Task details
Output the material below unchanged, apart from leaving out the pictures.

§

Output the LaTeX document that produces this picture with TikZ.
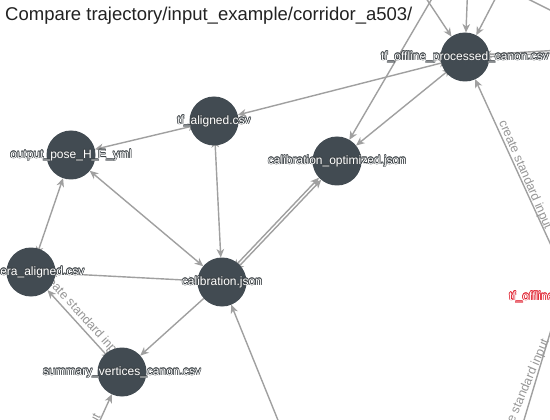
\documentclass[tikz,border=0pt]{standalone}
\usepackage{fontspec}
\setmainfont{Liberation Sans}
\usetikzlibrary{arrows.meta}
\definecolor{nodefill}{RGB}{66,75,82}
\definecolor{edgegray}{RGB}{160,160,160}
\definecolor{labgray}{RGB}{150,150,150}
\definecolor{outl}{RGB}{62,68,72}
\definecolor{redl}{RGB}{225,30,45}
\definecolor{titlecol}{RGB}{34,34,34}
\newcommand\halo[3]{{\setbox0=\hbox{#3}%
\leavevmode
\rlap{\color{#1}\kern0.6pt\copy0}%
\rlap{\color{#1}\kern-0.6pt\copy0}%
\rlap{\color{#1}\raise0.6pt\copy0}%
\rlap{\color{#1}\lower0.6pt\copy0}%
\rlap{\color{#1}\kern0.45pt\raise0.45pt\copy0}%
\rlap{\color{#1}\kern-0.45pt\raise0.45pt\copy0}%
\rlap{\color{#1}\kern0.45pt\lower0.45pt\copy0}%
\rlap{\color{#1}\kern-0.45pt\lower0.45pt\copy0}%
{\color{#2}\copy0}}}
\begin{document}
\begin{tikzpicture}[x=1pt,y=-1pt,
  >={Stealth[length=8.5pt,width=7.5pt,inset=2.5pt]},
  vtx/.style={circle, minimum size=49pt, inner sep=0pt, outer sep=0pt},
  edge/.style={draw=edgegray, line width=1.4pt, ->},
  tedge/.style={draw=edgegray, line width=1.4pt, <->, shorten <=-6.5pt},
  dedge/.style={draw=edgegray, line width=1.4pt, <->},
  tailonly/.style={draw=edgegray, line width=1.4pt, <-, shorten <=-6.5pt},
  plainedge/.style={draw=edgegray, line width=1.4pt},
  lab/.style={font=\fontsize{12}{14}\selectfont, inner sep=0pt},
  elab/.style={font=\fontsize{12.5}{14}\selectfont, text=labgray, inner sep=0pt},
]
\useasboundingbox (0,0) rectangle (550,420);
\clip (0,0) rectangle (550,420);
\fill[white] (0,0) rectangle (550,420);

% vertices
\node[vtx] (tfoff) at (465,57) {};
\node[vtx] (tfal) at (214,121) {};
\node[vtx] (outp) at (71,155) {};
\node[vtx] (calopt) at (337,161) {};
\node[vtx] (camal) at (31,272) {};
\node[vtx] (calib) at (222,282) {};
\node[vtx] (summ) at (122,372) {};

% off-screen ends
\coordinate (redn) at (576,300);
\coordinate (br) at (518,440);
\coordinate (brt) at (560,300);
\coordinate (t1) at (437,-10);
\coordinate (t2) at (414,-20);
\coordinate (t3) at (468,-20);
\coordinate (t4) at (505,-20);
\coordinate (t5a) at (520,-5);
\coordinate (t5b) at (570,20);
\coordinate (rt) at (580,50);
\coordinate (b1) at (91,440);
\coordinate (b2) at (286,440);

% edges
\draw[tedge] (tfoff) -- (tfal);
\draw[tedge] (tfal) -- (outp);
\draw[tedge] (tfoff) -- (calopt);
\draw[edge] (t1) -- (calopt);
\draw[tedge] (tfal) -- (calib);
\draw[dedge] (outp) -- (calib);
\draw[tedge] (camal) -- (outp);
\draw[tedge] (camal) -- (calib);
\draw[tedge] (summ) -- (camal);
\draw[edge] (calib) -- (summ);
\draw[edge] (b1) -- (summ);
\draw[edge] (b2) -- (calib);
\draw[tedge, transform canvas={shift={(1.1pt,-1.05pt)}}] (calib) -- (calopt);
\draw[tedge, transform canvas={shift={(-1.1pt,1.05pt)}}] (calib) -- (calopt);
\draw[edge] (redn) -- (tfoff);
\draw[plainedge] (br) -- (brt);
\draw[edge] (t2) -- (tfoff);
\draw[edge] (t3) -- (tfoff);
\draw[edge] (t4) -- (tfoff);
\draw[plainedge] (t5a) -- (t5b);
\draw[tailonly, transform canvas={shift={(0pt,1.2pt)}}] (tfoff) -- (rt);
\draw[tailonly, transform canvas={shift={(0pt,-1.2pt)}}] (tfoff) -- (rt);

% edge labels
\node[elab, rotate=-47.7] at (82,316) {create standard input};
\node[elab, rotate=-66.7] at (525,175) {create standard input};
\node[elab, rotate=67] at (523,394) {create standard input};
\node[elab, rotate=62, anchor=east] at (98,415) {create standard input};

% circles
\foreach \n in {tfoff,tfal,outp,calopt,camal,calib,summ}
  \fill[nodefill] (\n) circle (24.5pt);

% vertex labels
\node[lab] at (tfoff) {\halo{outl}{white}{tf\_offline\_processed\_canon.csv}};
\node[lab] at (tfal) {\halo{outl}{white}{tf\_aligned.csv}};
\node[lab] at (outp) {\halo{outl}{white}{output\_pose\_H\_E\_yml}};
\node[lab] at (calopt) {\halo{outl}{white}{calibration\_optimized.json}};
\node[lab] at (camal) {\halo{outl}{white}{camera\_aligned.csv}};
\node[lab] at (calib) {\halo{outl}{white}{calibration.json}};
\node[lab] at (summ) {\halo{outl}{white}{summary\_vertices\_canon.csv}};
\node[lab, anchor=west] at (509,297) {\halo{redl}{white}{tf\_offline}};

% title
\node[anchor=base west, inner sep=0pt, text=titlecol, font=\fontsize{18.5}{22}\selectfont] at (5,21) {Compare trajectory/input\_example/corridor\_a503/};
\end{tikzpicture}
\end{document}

§

Complete output
Output the LaTeX document that produces this picture with TikZ.
\documentclass[tikz,border=0pt]{standalone}
\usepackage{fontspec}
\setmainfont{Liberation Sans}
\usetikzlibrary{arrows.meta}
\definecolor{nodefill}{RGB}{66,75,82}
\definecolor{edgegray}{RGB}{160,160,160}
\definecolor{labgray}{RGB}{150,150,150}
\definecolor{outl}{RGB}{62,68,72}
\definecolor{redl}{RGB}{225,30,45}
\definecolor{titlecol}{RGB}{34,34,34}
\newcommand\halo[3]{{\setbox0=\hbox{#3}%
\leavevmode
\rlap{\color{#1}\kern0.6pt\copy0}%
\rlap{\color{#1}\kern-0.6pt\copy0}%
\rlap{\color{#1}\raise0.6pt\copy0}%
\rlap{\color{#1}\lower0.6pt\copy0}%
\rlap{\color{#1}\kern0.45pt\raise0.45pt\copy0}%
\rlap{\color{#1}\kern-0.45pt\raise0.45pt\copy0}%
\rlap{\color{#1}\kern0.45pt\lower0.45pt\copy0}%
\rlap{\color{#1}\kern-0.45pt\lower0.45pt\copy0}%
{\color{#2}\copy0}}}
\begin{document}
\begin{tikzpicture}[x=1pt,y=-1pt,
  >={Stealth[length=8.5pt,width=7.5pt,inset=2.5pt]},
  vtx/.style={circle, minimum size=49pt, inner sep=0pt, outer sep=0pt},
  edge/.style={draw=edgegray, line width=1.4pt, ->},
  tedge/.style={draw=edgegray, line width=1.4pt, <->, shorten <=-6.5pt},
  dedge/.style={draw=edgegray, line width=1.4pt, <->},
  tailonly/.style={draw=edgegray, line width=1.4pt, <-, shorten <=-6.5pt},
  plainedge/.style={draw=edgegray, line width=1.4pt},
  lab/.style={font=\fontsize{12}{14}\selectfont, inner sep=0pt},
  elab/.style={font=\fontsize{12.5}{14}\selectfont, text=labgray, inner sep=0pt},
]
\useasboundingbox (0,0) rectangle (550,420);
\clip (0,0) rectangle (550,420);
\fill[white] (0,0) rectangle (550,420);

% vertices
\node[vtx] (tfoff) at (465,57) {};
\node[vtx] (tfal) at (214,121) {};
\node[vtx] (outp) at (71,155) {};
\node[vtx] (calopt) at (337,161) {};
\node[vtx] (camal) at (31,272) {};
\node[vtx] (calib) at (222,282) {};
\node[vtx] (summ) at (122,372) {};

% off-screen ends
\coordinate (redn) at (576,300);
\coordinate (br) at (518,440);
\coordinate (brt) at (560,300);
\coordinate (t1) at (437,-10);
\coordinate (t2) at (414,-20);
\coordinate (t3) at (468,-20);
\coordinate (t4) at (505,-20);
\coordinate (t5a) at (520,-5);
\coordinate (t5b) at (570,20);
\coordinate (rt) at (580,50);
\coordinate (b1) at (91,440);
\coordinate (b2) at (286,440);

% edges
\draw[tedge] (tfoff) -- (tfal);
\draw[tedge] (tfal) -- (outp);
\draw[tedge] (tfoff) -- (calopt);
\draw[edge] (t1) -- (calopt);
\draw[tedge] (tfal) -- (calib);
\draw[dedge] (outp) -- (calib);
\draw[tedge] (camal) -- (outp);
\draw[tedge] (camal) -- (calib);
\draw[tedge] (summ) -- (camal);
\draw[edge] (calib) -- (summ);
\draw[edge] (b1) -- (summ);
\draw[edge] (b2) -- (calib);
\draw[tedge, transform canvas={shift={(1.1pt,-1.05pt)}}] (calib) -- (calopt);
\draw[tedge, transform canvas={shift={(-1.1pt,1.05pt)}}] (calib) -- (calopt);
\draw[edge] (redn) -- (tfoff);
\draw[plainedge] (br) -- (brt);
\draw[edge] (t2) -- (tfoff);
\draw[edge] (t3) -- (tfoff);
\draw[edge] (t4) -- (tfoff);
\draw[plainedge] (t5a) -- (t5b);
\draw[tailonly, transform canvas={shift={(0pt,1.2pt)}}] (tfoff) -- (rt);
\draw[tailonly, transform canvas={shift={(0pt,-1.2pt)}}] (tfoff) -- (rt);

% edge labels
\node[elab, rotate=-47.7] at (82,316) {create standard input};
\node[elab, rotate=-66.7] at (525,175) {create standard input};
\node[elab, rotate=67] at (523,394) {create standard input};
\node[elab, rotate=62, anchor=east] at (98,415) {create standard input};

% circles
\foreach \n in {tfoff,tfal,outp,calopt,camal,calib,summ}
  \fill[nodefill] (\n) circle (24.5pt);

% vertex labels
\node[lab] at (tfoff) {\halo{outl}{white}{tf\_offline\_processed\_canon.csv}};
\node[lab] at (tfal) {\halo{outl}{white}{tf\_aligned.csv}};
\node[lab] at (outp) {\halo{outl}{white}{output\_pose\_H\_E\_yml}};
\node[lab] at (calopt) {\halo{outl}{white}{calibration\_optimized.json}};
\node[lab] at (camal) {\halo{outl}{white}{camera\_aligned.csv}};
\node[lab] at (calib) {\halo{outl}{white}{calibration.json}};
\node[lab] at (summ) {\halo{outl}{white}{summary\_vertices\_canon.csv}};
\node[lab, anchor=west] at (509,297) {\halo{redl}{white}{tf\_offline}};

% title
\node[anchor=base west, inner sep=0pt, text=titlecol, font=\fontsize{18.5}{22}\selectfont] at (5,21) {Compare trajectory/input\_example/corridor\_a503/};
\end{tikzpicture}
\end{document}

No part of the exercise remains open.